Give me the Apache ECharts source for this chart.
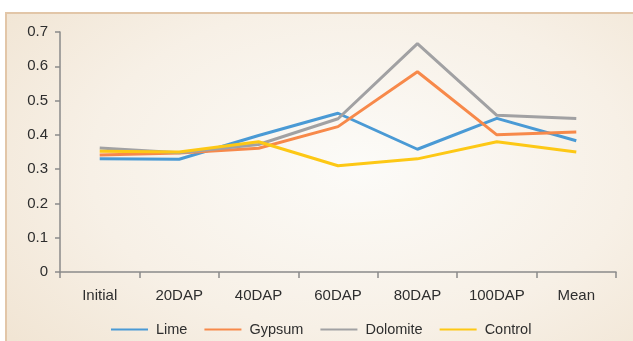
<!DOCTYPE html>
<html>
<head>
<meta charset="utf-8">
<script src="https://cdn.jsdelivr.net/npm/echarts@6/dist/echarts.min.js"></script>
<style>
  html, body { margin: 0; padding: 0; background: #ffffff; overflow: hidden; }
  #frame {
    position: absolute; left: 5px; top: 12px; width: 640px; height: 340px;
    border-left: 2px solid #e2c6a8; border-top: 2px solid #e2c6a8;
    background: radial-gradient(ellipse 70% 80% at 55% 45%, #fcfbf8 0%, #f7f0e6 60%, #f1e5d4 100%);
  }
  #chart { position: absolute; left: 0; top: 0; width: 633px; height: 341px; }
</style>
</head>
<body>
<div id="frame"></div>
<div id="chart"></div>
<script>
// Sampling stages along the x axis
const stages = ['Initial', '20DAP', '40DAP', '60DAP', '80DAP', '100DAP', 'Mean'];

// Measured values per soil amendment
const lime     = [0.330, 0.329, 0.398, 0.463, 0.358, 0.448, 0.383];
const gypsum   = [0.341, 0.347, 0.361, 0.424, 0.584, 0.400, 0.408];
const dolomite = [0.362, 0.348, 0.372, 0.447, 0.666, 0.457, 0.448];
const control  = [0.352, 0.350, 0.380, 0.310, 0.330, 0.380, 0.350];

const seriesNames = ['Lime', 'Gypsum', 'Dolomite', 'Control'];
const seriesData = [lime, gypsum, dolomite, control];
const colors = ['#4a9ad5', '#f7894a', '#a1a1a3', '#fdc815'];

const textStyle = { fontFamily: 'Liberation Sans, Arial, sans-serif', fontSize: 15, color: '#2e2e2e' };

const chart = echarts.init(document.getElementById('chart'), null, { renderer: 'canvas' });
chart.setOption({
  backgroundColor: 'transparent',
  animation: false,
  color: colors,
  grid: { left: 60, right: 17, top: 32, bottom: 69, containLabel: false },
  legend: {
    data: seriesNames,
    left: 106,
    top: 317,
    icon: 'rect',
    itemWidth: 37,
    itemHeight: 2,
    itemGap: 17,
    textStyle: Object.assign({}, textStyle, { fontSize: 14.5, padding: [0, 0, 0, 3] })
  },
  xAxis: {
    type: 'category',
    data: stages,
    boundaryGap: true,
    axisLine: { lineStyle: { color: '#8a8a8a', width: 1.5 } },
    axisTick: { show: true, length: 6, alignWithLabel: false, lineStyle: { color: '#8a8a8a', width: 1.5 } },
    axisLabel: Object.assign({ margin: 16 }, textStyle),
    splitLine: { show: false }
  },
  yAxis: {
    type: 'value',
    min: 0,
    max: 0.7,
    interval: 0.1,
    axisLine: { show: true, lineStyle: { color: '#8a8a8a', width: 1.5 } },
    axisTick: { show: true, length: 5, lineStyle: { color: '#8a8a8a', width: 1.5 } },
    axisLabel: Object.assign({ margin: 12, formatter: v => (v === 0 ? '0' : v.toFixed(1)) }, textStyle),
    splitLine: { show: false }
  },
  series: seriesData.map((d, i) => ({
    name: seriesNames[i],
    type: 'line',
    data: d,
    showSymbol: false,
    symbol: 'none',
    lineStyle: { width: 3, color: colors[i] },
    itemStyle: { color: colors[i] }
  }))
});
</script>
</body>
</html>
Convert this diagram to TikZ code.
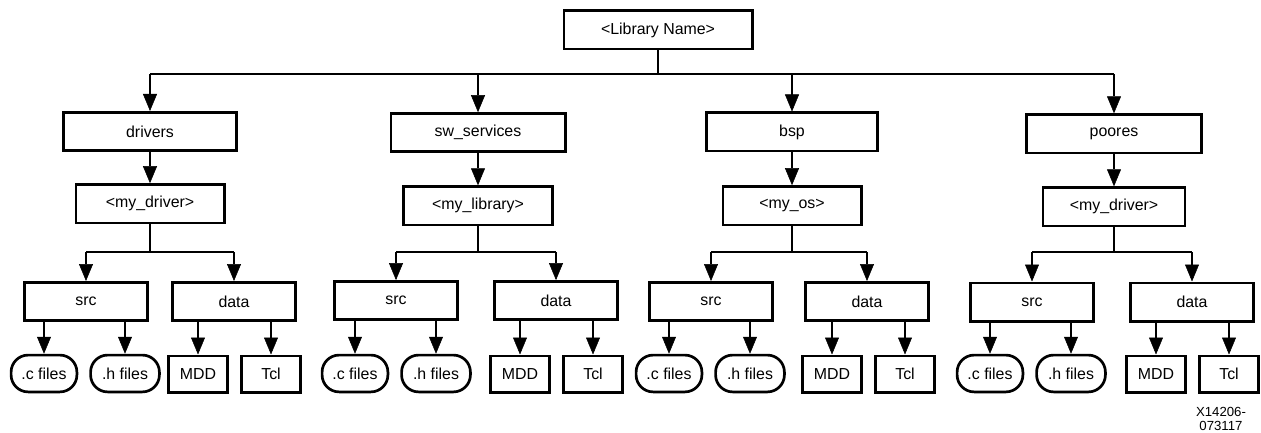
\documentclass[tikz,border=0pt]{standalone}
\usepackage{fontspec}
\setmainfont{Liberation Sans}
\usetikzlibrary{arrows.meta}
\begin{document}
\begin{tikzpicture}[x=1pt,y=-1pt,
  box/.style={draw, line width=2.7pt, inner sep=0pt, font=\fontsize{15.9}{19}\selectfont},
  leaf/.style={box, rounded corners=17pt},
  wh/.style 2 args={minimum width=#1pt-2.7pt, minimum height=#2pt-2.7pt},
  conn/.style={line width=1.7pt},
  arr/.style={line width=1.7pt, -{Triangle[length=17pt,width=14pt,fill=black,line width=0.5pt]}}]
\useasboundingbox (0,0) rectangle (1261,433);
\node[box, wh={191}{41}] (lib) at (658,30) {<Library Name>};
\coordinate (bus) at (658,74);
\foreach \g/\tt/\tx/\ty/\tw/\mt/\my/\mw/\sx/\dx/\ly/\cx/\hx/\Mx/\Tx in {
 1/drivers/150/131.5/176/<my\_driver>/203.7/151/86/234/301.5/44/125/198/271,
 2/sw\_services/478/132.7/177/<my\_library>/205.8/152/396/556/300.6/355/436/520/593,
 3/bsp/792/132/174/<my\_os>/205.7/141/711/867/301.5/669/750/832/905,
 4/poores/1114/133.8/178/<my\_driver>/206.8/144.5/1032/1192/302/990/1071/1156/1229}{
  \node[box, wh={\tw}{41}] (t\g) at (\tx,\ty) {\tt};
  \node[box, wh={\mw}{41}] (m\g) at (\tx,\my) {\mt};
  \node[box, wh={126}{41}] (s\g) at (\sx,\ly) {src};
  \node[box, wh={126}{41}] (d\g) at (\dx,\ly) {data};
  \node[leaf, wh={68.5}{39.5}] (c\g) at (\cx,373.5) {.c files};
  \node[leaf, wh={71.5}{39.5}] (h\g) at (\hx,373.5) {.h files};
  \node[box, wh={61.5}{39}] (M\g) at (\Mx,374) {MDD};
  \node[box, wh={62}{39}] (T\g) at (\Tx,374) {Tcl};
  \coordinate (b\g) at (\tx,252);
  \draw[arr] (t\g.south) -- (m\g.north);
  \draw[conn] (m\g.south) -- (b\g);
  \draw[conn] (s\g.north |- b\g) -- (d\g.north |- b\g);
  \draw[arr] (s\g.north |- b\g) -- (s\g.north);
  \draw[arr] (d\g.north |- b\g) -- (d\g.north);
  \draw[arr] (c\g.north |- s\g.south) -- (c\g.north);
  \draw[arr] (h\g.north |- s\g.south) -- (h\g.north);
  \draw[arr] (M\g.north |- d\g.south) -- (M\g.north);
  \draw[arr] (T\g.north |- d\g.south) -- (T\g.north);
}
\draw[conn] (lib.south) -- (bus);
\draw[conn] (t1.north |- bus) -- (t4.north |- bus);
\foreach \g in {1,2,3,4} \draw[arr] (t\g.north |- bus) -- (t\g.north);
\node[align=center, inner sep=0pt, font=\fontsize{13.2}{14.5}\selectfont] (fig) at (1221,419) {X14206-\\073117};
\end{tikzpicture}
\end{document}
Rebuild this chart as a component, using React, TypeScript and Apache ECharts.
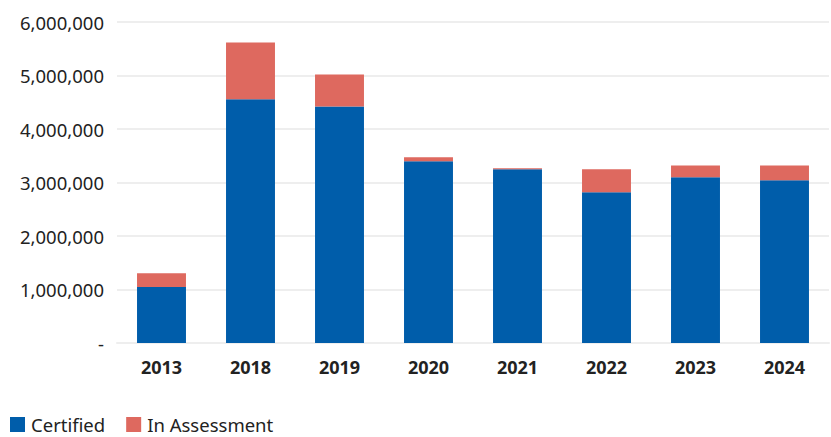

::::::

Go through the entries above and output them exactly, without pictures.

Give me the Apache ECharts source for this chart.
<!DOCTYPE html>
<html>
<head>
<meta charset="utf-8">
<script src="https://cdn.jsdelivr.net/npm/echarts@6/dist/echarts.min.js"></script>
<style>
  html, body { margin: 0; padding: 0; background: #ffffff; overflow: hidden; }
  #frame {
    position: absolute; left: 5px; top: 12px; width: 640px; height: 340px;
    border-left: 2px solid #e2c6a8; border-top: 2px solid #e2c6a8;
    background: radial-gradient(ellipse 70% 80% at 55% 45%, #fcfbf8 0%, #f7f0e6 60%, #f1e5d4 100%);
  }
  #chart { position: absolute; left: 0; top: 0; width: 633px; height: 341px; }
</style>
</head>
<body>
<div id="frame"></div>
<div id="chart"></div>
<script>
// Sampling stages along the x axis
const stages = ['Initial', '20DAP', '40DAP', '60DAP', '80DAP', '100DAP', 'Mean'];

// Measured values per soil amendment
const lime     = [0.330, 0.329, 0.398, 0.463, 0.358, 0.448, 0.383];
const gypsum   = [0.341, 0.347, 0.361, 0.424, 0.584, 0.400, 0.408];
const dolomite = [0.362, 0.348, 0.372, 0.447, 0.666, 0.457, 0.448];
const control  = [0.352, 0.350, 0.380, 0.310, 0.330, 0.380, 0.350];

const seriesNames = ['Lime', 'Gypsum', 'Dolomite', 'Control'];
const seriesData = [lime, gypsum, dolomite, control];
const colors = ['#4a9ad5', '#f7894a', '#a1a1a3', '#fdc815'];

const textStyle = { fontFamily: 'Liberation Sans, Arial, sans-serif', fontSize: 15, color: '#2e2e2e' };

const chart = echarts.init(document.getElementById('chart'), null, { renderer: 'canvas' });
chart.setOption({
  backgroundColor: 'transparent',
  animation: false,
  color: colors,
  grid: { left: 60, right: 17, top: 32, bottom: 69, containLabel: false },
  legend: {
    data: seriesNames,
    left: 106,
    top: 317,
    icon: 'rect',
    itemWidth: 37,
    itemHeight: 2,
    itemGap: 17,
    textStyle: Object.assign({}, textStyle, { fontSize: 14.5, padding: [0, 0, 0, 3] })
  },
  xAxis: {
    type: 'category',
    data: stages,
    boundaryGap: true,
    axisLine: { lineStyle: { color: '#8a8a8a', width: 1.5 } },
    axisTick: { show: true, length: 6, alignWithLabel: false, lineStyle: { color: '#8a8a8a', width: 1.5 } },
    axisLabel: Object.assign({ margin: 16 }, textStyle),
    splitLine: { show: false }
  },
  yAxis: {
    type: 'value',
    min: 0,
    max: 0.7,
    interval: 0.1,
    axisLine: { show: true, lineStyle: { color: '#8a8a8a', width: 1.5 } },
    axisTick: { show: true, length: 5, lineStyle: { color: '#8a8a8a', width: 1.5 } },
    axisLabel: Object.assign({ margin: 12, formatter: v => (v === 0 ? '0' : v.toFixed(1)) }, textStyle),
    splitLine: { show: false }
  },
  series: seriesData.map((d, i) => ({
    name: seriesNames[i],
    type: 'line',
    data: d,
    showSymbol: false,
    symbol: 'none',
    lineStyle: { width: 3, color: colors[i] },
    itemStyle: { color: colors[i] }
  }))
});
</script>
</body>
</html>
Convert this diagram to TikZ code.
\documentclass[tikz,border=0pt]{standalone}
\usepackage{fontspec}
\setmainfont{Liberation Sans}
\usetikzlibrary{arrows.meta}
\begin{document}
\begin{tikzpicture}[x=1pt,y=-1pt,
  box/.style={draw, line width=2.7pt, inner sep=0pt, font=\fontsize{15.9}{19}\selectfont},
  leaf/.style={box, rounded corners=17pt},
  wh/.style 2 args={minimum width=#1pt-2.7pt, minimum height=#2pt-2.7pt},
  conn/.style={line width=1.7pt},
  arr/.style={line width=1.7pt, -{Triangle[length=17pt,width=14pt,fill=black,line width=0.5pt]}}]
\useasboundingbox (0,0) rectangle (1261,433);
\node[box, wh={191}{41}] (lib) at (658,30) {<Library Name>};
\coordinate (bus) at (658,74);
\foreach \g/\tt/\tx/\ty/\tw/\mt/\my/\mw/\sx/\dx/\ly/\cx/\hx/\Mx/\Tx in {
 1/drivers/150/131.5/176/<my\_driver>/203.7/151/86/234/301.5/44/125/198/271,
 2/sw\_services/478/132.7/177/<my\_library>/205.8/152/396/556/300.6/355/436/520/593,
 3/bsp/792/132/174/<my\_os>/205.7/141/711/867/301.5/669/750/832/905,
 4/poores/1114/133.8/178/<my\_driver>/206.8/144.5/1032/1192/302/990/1071/1156/1229}{
  \node[box, wh={\tw}{41}] (t\g) at (\tx,\ty) {\tt};
  \node[box, wh={\mw}{41}] (m\g) at (\tx,\my) {\mt};
  \node[box, wh={126}{41}] (s\g) at (\sx,\ly) {src};
  \node[box, wh={126}{41}] (d\g) at (\dx,\ly) {data};
  \node[leaf, wh={68.5}{39.5}] (c\g) at (\cx,373.5) {.c files};
  \node[leaf, wh={71.5}{39.5}] (h\g) at (\hx,373.5) {.h files};
  \node[box, wh={61.5}{39}] (M\g) at (\Mx,374) {MDD};
  \node[box, wh={62}{39}] (T\g) at (\Tx,374) {Tcl};
  \coordinate (b\g) at (\tx,252);
  \draw[arr] (t\g.south) -- (m\g.north);
  \draw[conn] (m\g.south) -- (b\g);
  \draw[conn] (s\g.north |- b\g) -- (d\g.north |- b\g);
  \draw[arr] (s\g.north |- b\g) -- (s\g.north);
  \draw[arr] (d\g.north |- b\g) -- (d\g.north);
  \draw[arr] (c\g.north |- s\g.south) -- (c\g.north);
  \draw[arr] (h\g.north |- s\g.south) -- (h\g.north);
  \draw[arr] (M\g.north |- d\g.south) -- (M\g.north);
  \draw[arr] (T\g.north |- d\g.south) -- (T\g.north);
}
\draw[conn] (lib.south) -- (bus);
\draw[conn] (t1.north |- bus) -- (t4.north |- bus);
\foreach \g in {1,2,3,4} \draw[arr] (t\g.north |- bus) -- (t\g.north);
\node[align=center, inner sep=0pt, font=\fontsize{13.2}{14.5}\selectfont] (fig) at (1221,419) {X14206-\\073117};
\end{tikzpicture}
\end{document}
Rebuild this chart as a component, using React, TypeScript and Apache ECharts.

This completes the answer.